Under the direction of Pérez, Related is on track to deliver the first major residential project in Wynwood, called Wynwood 25, a milestone for an area that until this point had been dominated by industrial parcels. Related is working with East End Capital to coordinate financing for the project, which will include 289 rental units, 31,000 square-feet of retail space on the ground floor and 340 parking spaces.
“Interest rates are low right now for construction loans, but Miami and Wynwood especially are growing,” said Jonathon Yormak, founder and managing principal of East End Capital. Yormak also noted that parking transactions are up 25 to 30 percent in the area, a key data point that demonstrates why Wynwood is such an ideal development opportunity. Pérez said Related wants to add another 1,500 residential units to the area, along with at least 250,000 square feet of new office space in the near future.
Why luxury condo agents are still bullish
Even though the son of Miami’s famed “Condo King” is focusing more on rental developments these days, the condo market continues to thrive thanks to a shift in favor of buyers. Karen Elmir, leader of the Elmir Group at Cervera Real Estate, has made a name for herself closing high-end condo deals.
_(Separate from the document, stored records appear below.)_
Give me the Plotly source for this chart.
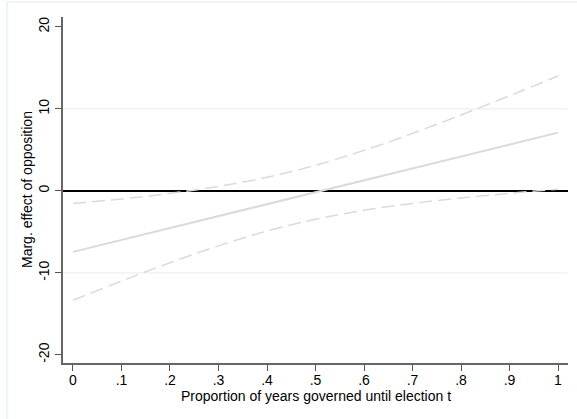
import plotly.graph_objects as go

# Data
x_vals = [0, 0.1, 0.2, 0.3, 0.4, 0.5, 0.6, 0.7, 0.8, 0.9, 1.0]
marg_effect = [-7.45, -6.0, -4.54, -3.09, -1.63, -0.18, 1.28, 2.74, 4.19, 5.65, 7.10]
upper_ci = [-1.55, -0.99, -0.31, 0.54, 1.65, 3.12, 4.93, 7.01, 9.25, 11.60, 14.00]
lower_ci = [-13.35, -11.01, -8.77, -6.71, -4.91, -3.47, -2.37, -1.54, -0.87, -0.31, 0.20]

x_tickvals = [0, 0.1, 0.2, 0.3, 0.4, 0.5, 0.6, 0.7, 0.8, 0.9, 1.0]
x_ticktext = ["0", ".1", ".2", ".3", ".4", ".5", ".6", ".7", ".8", ".9", "1"]
y_tickvals = [-20, -10, 0, 10, 20]
y_ticktext = ["-20", "-10", "0", "10", "20"]
grid_vals = [-10, 10]
x_title = "Proportion of years governed until election t"
y_title = "Marg. effect of opposition"

line_gray = "#dadada"
font = dict(family="Liberation Sans, Arial, sans-serif", size=14, color="#000000")

fig = go.Figure()
fig.add_trace(go.Scatter(x=x_vals, y=upper_ci, mode="lines", line_shape="spline",
                         line=dict(color=line_gray, width=1.5, dash="13px,6px"),
                         showlegend=False, hoverinfo="skip"))
fig.add_trace(go.Scatter(x=x_vals, y=lower_ci, mode="lines", line_shape="spline",
                         line=dict(color=line_gray, width=1.5, dash="13px,6px"),
                         showlegend=False, hoverinfo="skip"))
fig.add_trace(go.Scatter(x=x_vals, y=marg_effect, mode="lines",
                         line=dict(color=line_gray, width=2),
                         showlegend=False))

shapes = []
for g in grid_vals:
    shapes.append(dict(type="line", xref="paper", yref="y", x0=0, x1=1, y0=g, y1=g,
                       line=dict(color="#eaf0f2", width=1.2), layer="below"))
# outer graph-region frame (partially visible in the reference)
shapes.append(dict(type="rect", xref="paper", yref="paper",
                   x0=-0.111, x1=1.03, y0=-0.2, y1=1.0434,
                   line=dict(color="#e4ecf0", width=1.2), layer="below"))

annotations = [
    dict(text=x_title, xref="paper", yref="paper", x=0.5, y=0,
         xanchor="center", yanchor="middle", yshift=-33, showarrow=False, font=font),
    dict(text=y_title, xref="paper", yref="paper", x=0, y=0.5, textangle=-90,
         xanchor="center", yanchor="middle", xshift=-36, showarrow=False, font=font),
]

fig.update_layout(
    width=577, height=419,
    margin=dict(l=63, r=9, t=17, b=56, autoexpand=False),
    paper_bgcolor="white", plot_bgcolor="white",
    font=font,
    shapes=shapes,
    annotations=annotations,
    showlegend=False,
)
fig.update_xaxes(
    range=[-0.0206, 1.0206], automargin=False,
    tickvals=x_tickvals, ticktext=x_ticktext,
    ticks="outside", ticklen=6, tickwidth=1.2, tickcolor="#555555",
    showline=True, linecolor="#666666", linewidth=1.5,
    showgrid=False, zeroline=False,
    tickfont=font, ticklabelstandoff=-3,
)
fig.update_yaxes(
    range=[-21.0, 21.2], automargin=False,
    tickvals=y_tickvals, ticktext=y_ticktext, tickangle=-90,
    ticks="outside", ticklen=6, tickwidth=1.2, tickcolor="#555555",
    showline=True, linecolor="#666666", linewidth=1.5,
    showgrid=False,
    zeroline=True, zerolinecolor="#000000", zerolinewidth=1.5,
    tickfont=font, ticklabelstandoff=1,
)

fig.write_html("out.html", config={"displayModeBar": False},
               post_script="document.body.style.margin='0px';document.body.style.overflow='hidden';")
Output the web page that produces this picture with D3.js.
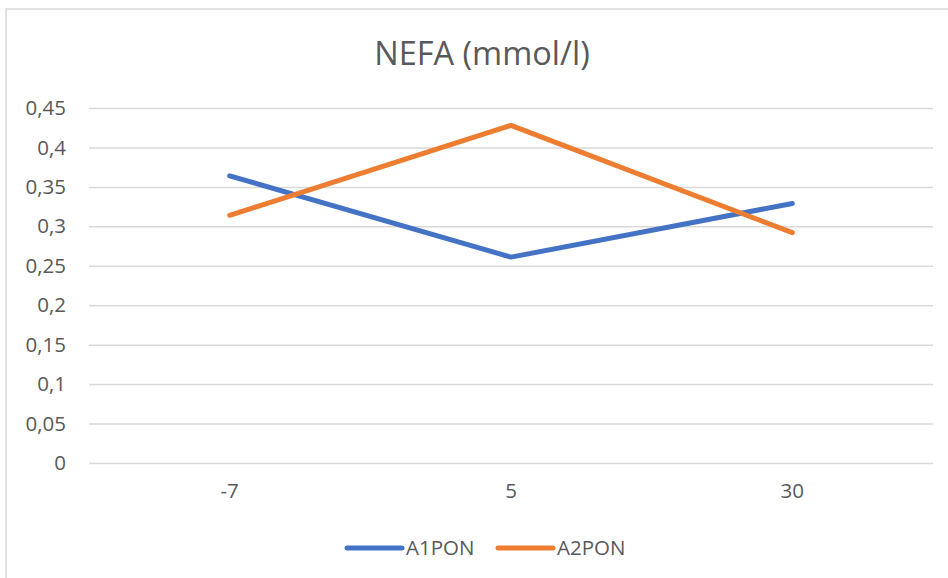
<!DOCTYPE html>
<html>
<head>
<meta charset="utf-8">
<script src="https://cdn.jsdelivr.net/npm/d3@7"></script>
<style>
  body { margin: 0; background: #fff; }
  text { font-family: "Open Sans", sans-serif; fill: #595959; }
</style>
</head>
<body>
<div id="chart"></div>
<script>
const categories = ['-7', '5', '30']
const a1pon = [0.364, 0.261, 0.329]
const a2pon = [0.314, 0.428, 0.292]
const seriesNames = ['A1PON', 'A2PON']
const yTicks = [0, 0.05, 0.1, 0.15, 0.2, 0.25, 0.3, 0.35, 0.4, 0.45]

const width = 948
const height = 578
const colors = ['#4472C4', '#ED7D31']
const margin = { top: 108, right: 15, bottom: 115, left: 89 }

const svg = d3.select('#chart').append('svg')
  .attr('width', width)
  .attr('height', height)

// chart frame (only top and left edges are visible in the crop)
svg.append('path')
  .attr('d', 'M6,578V9H948')
  .attr('fill', 'none')
  .attr('stroke', '#d9d9d9')
  .attr('stroke-width', 1.5)

const x = d3.scaleBand()
  .domain(categories)
  .range([margin.left, width - margin.right])

const y = d3.scaleLinear()
  .domain([0, 0.45])
  .range([height - margin.bottom, margin.top])

const fmt = d => d3.format('~g')(d).replace('.', ',')

// gridlines + y labels
const yAxis = svg.append('g')
  .attr('transform', 'translate(' + margin.left + ',0)')
  .call(d3.axisLeft(y).tickValues(yTicks).tickFormat(fmt)
    .tickSize(-(width - margin.left - margin.right)).tickPadding(23))
yAxis.select('.domain').remove()
yAxis.selectAll('line').attr('stroke', '#d9d9d9').attr('stroke-width', 1.5)
yAxis.selectAll('text').attr('font-size', 20.5).attr('fill', '#595959')
  .style('font-family', '"Open Sans", sans-serif')

// x labels
const xAxis = svg.append('g')
  .attr('transform', 'translate(0,' + (height - margin.bottom) + ')')
  .call(d3.axisBottom(x).tickSize(0).tickPadding(20))
xAxis.select('.domain').remove()
xAxis.selectAll('text').attr('font-size', 20.5).attr('fill', '#595959')
  .style('font-family', '"Open Sans", sans-serif')

// lines
const line = d3.line()
  .x((d, i) => x(categories[i]) + x.bandwidth() / 2)
  .y(d => y(d))

;[a1pon, a2pon].forEach((vals, k) => {
  svg.append('path')
    .datum(vals)
    .attr('d', line)
    .attr('fill', 'none')
    .attr('stroke', colors[k])
    .attr('stroke-width', 5)
    .attr('stroke-linecap', 'round')
    .attr('stroke-linejoin', 'round')
})

// title
svg.append('text')
  .attr('x', 482)
  .attr('y', 65)
  .attr('text-anchor', 'middle')
  .attr('font-size', 32.5)
  .text('NEFA (mmol/l)')

// legend
const legendX = [347, 498]
seriesNames.forEach((name, k) => {
  const g = svg.append('g').attr('transform', 'translate(' + legendX[k] + ',548)')
  g.append('line')
    .attr('x1', 0).attr('x2', 55)
    .attr('stroke', colors[k])
    .attr('stroke-width', 5)
    .attr('stroke-linecap', 'round')
  g.append('text')
    .attr('x', 59)
    .attr('dy', '0.35em')
    .attr('font-size', 20.5)
    .text(name)
})
</script>
</body>
</html>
Elmir’s recent multi-million dollar sales at Brickell Flatiron, Grove at Grand Bay and Biscayne Beach have broken price records in their respective neighborhoods, and she hopes to keep her hot streak going even as Miami condo prices cool.
“Luxury clients are not looking for a salesperson,” Elmir said. “My job is to facilitate that high-end experience in any way I can. If they need to charter a boat or a plane, or need an interior designer, or a luxury car rental, I have all of those people on speed dial.”
In addition to her focus on service, Elmir is optimistic on her business prospects thanks to the recent influx of buyers from the Northeast and California, who are decamping to Florida and especially Miami in droves to capitalize on new tax laws.
“Miami is evolving and growing,” Elmir said. “Before [my buyers] were all international clients or investors. But in the last year and a half, most of my clients are from New York, Chicago, Boston — people who want to eventually move here full-time.”
Elmir has her sights set on East Edgewater as the next in-demand Miami neighborhood for luxury sales prospects. This follows the recent trend of growth seen in markets that until recently had gone untapped by developers, particularly high-end residential buildings.
Expanding the horizons of luxury
David Wolf, president of development marketing and sales firm ON Collaborative, sees plenty of potential all around South Florida, too. Wolf is leading his company’s first foray into the South Florida market, starting with the $1.5 billion mixed-use Metropica project in western Broward County. ON Collaborative, which is part of Coldwell Banker and NRT, took over sales and marketing for the residential component of Metropica from another firm, spotting an opportunity to leverage Coldwell Banker and NRT’s scale in a new way.
“What the project lacked was support from the local brokerage community, which is normal in new construction projects early on,” Wolf said. “Because of our integration with Coldwell Banker and ON Collaborative’s marketing acumen, we could increase engagement with the local broker community. That’s given us an all-star sales team, and we saw the results immediately.”
Wolf and ON Collaborative also consult with the development team (led by prominent local developer Joseph Kavana) on what they call “placemaking,” or creating a vibrant community that can stand on its own, replete with retail, hotel and office space as well as a public park. Its residences — expected to total 2,250 condo units across eight towers — will also come fully appointed with balconies, floor-to-ceiling windows and community amenities like tennis and basketball courts, a movie theater, bike paths, a spa and fitness center, and much more.
“The No. 1 amenity is the community,” Wolf said. “This is an urban concept in a suburban area. We are finding a lot of people in suburban environments who are sick of single-family living, between the extra space and maintenance.”
For residences that easily qualify as luxury, and especially considering what comparable properties sell for closer to the shore, Metropica’s condos are reasonably priced. Listings start in the $400,000 range and span up to $1.1 million for penthouse units, although a three-bed condo can go for around $580,000.
“If you define luxury based on price alone, this would not qualify,” Wolf said. “But from a quality and design standpoint, it rivals or even exceeds anything else you will find in Miami. Everybody who’s bought so far has bought because of what the community will look like once it’s complete.”